Set exercise
Lift out, unaltered, the lines of the material below between the line holding "Output the component" and the line holding "PieChart, Pie, Legend", counting both.

Items

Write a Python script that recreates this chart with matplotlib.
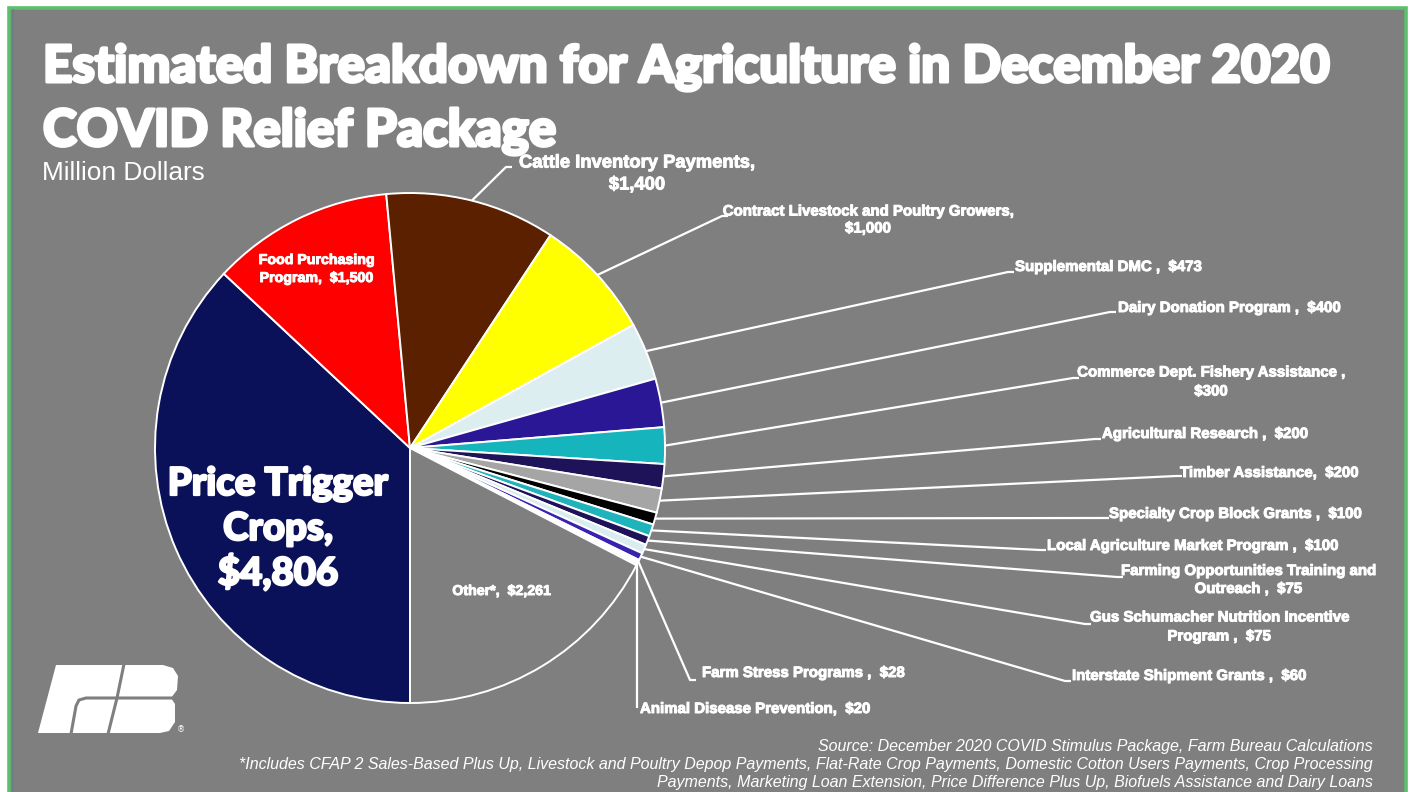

* * *

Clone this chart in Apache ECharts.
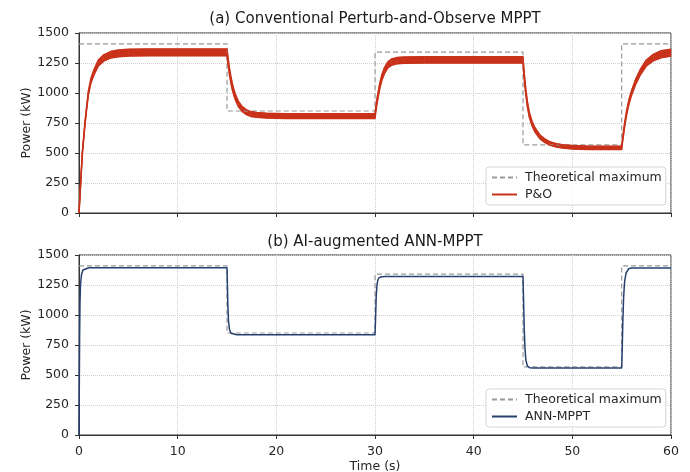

...

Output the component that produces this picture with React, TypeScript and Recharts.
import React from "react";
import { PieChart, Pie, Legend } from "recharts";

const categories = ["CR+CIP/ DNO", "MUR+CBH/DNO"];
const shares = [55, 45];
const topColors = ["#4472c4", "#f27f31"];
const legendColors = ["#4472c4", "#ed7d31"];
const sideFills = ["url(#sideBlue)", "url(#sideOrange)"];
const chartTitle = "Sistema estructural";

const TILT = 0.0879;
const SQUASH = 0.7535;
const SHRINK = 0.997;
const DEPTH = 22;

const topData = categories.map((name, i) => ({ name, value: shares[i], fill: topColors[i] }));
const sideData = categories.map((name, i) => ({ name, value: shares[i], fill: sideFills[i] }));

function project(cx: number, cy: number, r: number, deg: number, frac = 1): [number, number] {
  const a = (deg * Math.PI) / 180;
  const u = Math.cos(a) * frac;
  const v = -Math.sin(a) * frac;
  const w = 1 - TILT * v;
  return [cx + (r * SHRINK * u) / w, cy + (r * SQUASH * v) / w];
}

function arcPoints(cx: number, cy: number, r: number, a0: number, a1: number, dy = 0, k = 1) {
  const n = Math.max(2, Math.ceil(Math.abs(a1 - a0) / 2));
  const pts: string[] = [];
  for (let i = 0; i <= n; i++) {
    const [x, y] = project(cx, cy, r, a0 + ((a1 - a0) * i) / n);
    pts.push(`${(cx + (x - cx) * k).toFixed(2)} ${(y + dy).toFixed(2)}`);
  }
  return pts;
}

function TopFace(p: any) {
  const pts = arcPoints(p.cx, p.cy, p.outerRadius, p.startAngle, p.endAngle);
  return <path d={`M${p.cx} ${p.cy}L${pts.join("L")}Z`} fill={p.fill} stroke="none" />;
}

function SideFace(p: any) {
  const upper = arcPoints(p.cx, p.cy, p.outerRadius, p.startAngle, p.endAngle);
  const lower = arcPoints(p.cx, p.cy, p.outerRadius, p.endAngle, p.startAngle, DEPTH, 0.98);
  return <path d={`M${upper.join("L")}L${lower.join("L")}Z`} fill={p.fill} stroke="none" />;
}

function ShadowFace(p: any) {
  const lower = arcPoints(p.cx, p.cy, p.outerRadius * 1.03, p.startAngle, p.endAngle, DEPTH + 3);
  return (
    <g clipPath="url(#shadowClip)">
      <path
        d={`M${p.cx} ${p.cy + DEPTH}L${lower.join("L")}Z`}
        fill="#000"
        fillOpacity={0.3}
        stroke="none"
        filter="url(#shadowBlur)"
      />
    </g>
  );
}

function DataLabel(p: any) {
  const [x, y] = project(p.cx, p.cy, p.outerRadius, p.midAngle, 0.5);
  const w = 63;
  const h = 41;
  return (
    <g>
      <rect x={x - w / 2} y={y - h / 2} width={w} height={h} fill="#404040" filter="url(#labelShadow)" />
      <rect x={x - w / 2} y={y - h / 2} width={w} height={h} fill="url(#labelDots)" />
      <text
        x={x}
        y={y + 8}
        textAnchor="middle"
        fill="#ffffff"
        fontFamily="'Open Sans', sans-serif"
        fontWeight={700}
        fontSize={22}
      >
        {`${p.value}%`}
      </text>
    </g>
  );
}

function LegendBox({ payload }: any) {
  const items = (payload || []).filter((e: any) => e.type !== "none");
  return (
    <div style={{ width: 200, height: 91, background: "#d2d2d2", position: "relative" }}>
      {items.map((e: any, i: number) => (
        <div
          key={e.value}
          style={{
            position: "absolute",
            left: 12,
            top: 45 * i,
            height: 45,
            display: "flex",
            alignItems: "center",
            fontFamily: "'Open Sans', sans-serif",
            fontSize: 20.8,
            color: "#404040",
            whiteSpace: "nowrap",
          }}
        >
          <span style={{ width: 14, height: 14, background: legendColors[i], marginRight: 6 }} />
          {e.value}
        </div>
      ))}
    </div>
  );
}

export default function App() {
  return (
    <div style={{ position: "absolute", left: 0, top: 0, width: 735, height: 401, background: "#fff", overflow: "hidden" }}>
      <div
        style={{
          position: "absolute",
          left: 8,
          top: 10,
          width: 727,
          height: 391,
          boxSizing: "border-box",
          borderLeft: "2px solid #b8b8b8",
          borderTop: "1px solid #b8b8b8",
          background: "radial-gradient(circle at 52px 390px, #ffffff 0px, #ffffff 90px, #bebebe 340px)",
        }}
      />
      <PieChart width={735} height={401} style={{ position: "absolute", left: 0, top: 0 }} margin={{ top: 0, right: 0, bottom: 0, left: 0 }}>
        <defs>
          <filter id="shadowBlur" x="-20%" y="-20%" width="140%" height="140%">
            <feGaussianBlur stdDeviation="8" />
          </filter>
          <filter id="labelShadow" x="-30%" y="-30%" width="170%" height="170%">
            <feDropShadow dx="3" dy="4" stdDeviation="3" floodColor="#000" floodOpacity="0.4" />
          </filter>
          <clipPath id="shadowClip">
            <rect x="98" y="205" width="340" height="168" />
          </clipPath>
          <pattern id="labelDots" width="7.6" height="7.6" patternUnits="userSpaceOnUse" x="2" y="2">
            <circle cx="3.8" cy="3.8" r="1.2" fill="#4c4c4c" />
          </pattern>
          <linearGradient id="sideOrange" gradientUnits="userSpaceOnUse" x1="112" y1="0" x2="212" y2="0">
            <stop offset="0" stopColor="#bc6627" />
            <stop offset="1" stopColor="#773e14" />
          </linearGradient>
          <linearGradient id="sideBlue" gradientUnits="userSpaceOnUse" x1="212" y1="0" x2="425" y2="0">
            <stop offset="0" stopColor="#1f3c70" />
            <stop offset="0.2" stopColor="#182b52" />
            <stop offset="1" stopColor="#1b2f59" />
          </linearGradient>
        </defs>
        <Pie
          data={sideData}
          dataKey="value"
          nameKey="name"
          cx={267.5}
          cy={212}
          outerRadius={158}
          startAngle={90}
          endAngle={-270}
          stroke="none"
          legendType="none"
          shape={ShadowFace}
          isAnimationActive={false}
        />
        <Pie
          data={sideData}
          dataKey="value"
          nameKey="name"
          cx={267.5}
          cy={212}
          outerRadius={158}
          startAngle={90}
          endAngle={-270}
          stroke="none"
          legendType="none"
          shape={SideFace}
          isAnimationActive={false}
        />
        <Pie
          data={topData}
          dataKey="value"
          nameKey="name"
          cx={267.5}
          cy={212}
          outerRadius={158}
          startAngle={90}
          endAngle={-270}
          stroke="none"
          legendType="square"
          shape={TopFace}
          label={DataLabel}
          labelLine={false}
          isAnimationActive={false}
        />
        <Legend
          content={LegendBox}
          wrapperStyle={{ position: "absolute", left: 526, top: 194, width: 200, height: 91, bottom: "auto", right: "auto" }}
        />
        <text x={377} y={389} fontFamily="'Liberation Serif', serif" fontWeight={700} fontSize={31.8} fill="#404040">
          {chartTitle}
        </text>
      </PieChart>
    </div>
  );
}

Worked solution
Output the component that produces this picture with React, TypeScript and Recharts.
import React from "react";
import { PieChart, Pie, Legend } from "recharts";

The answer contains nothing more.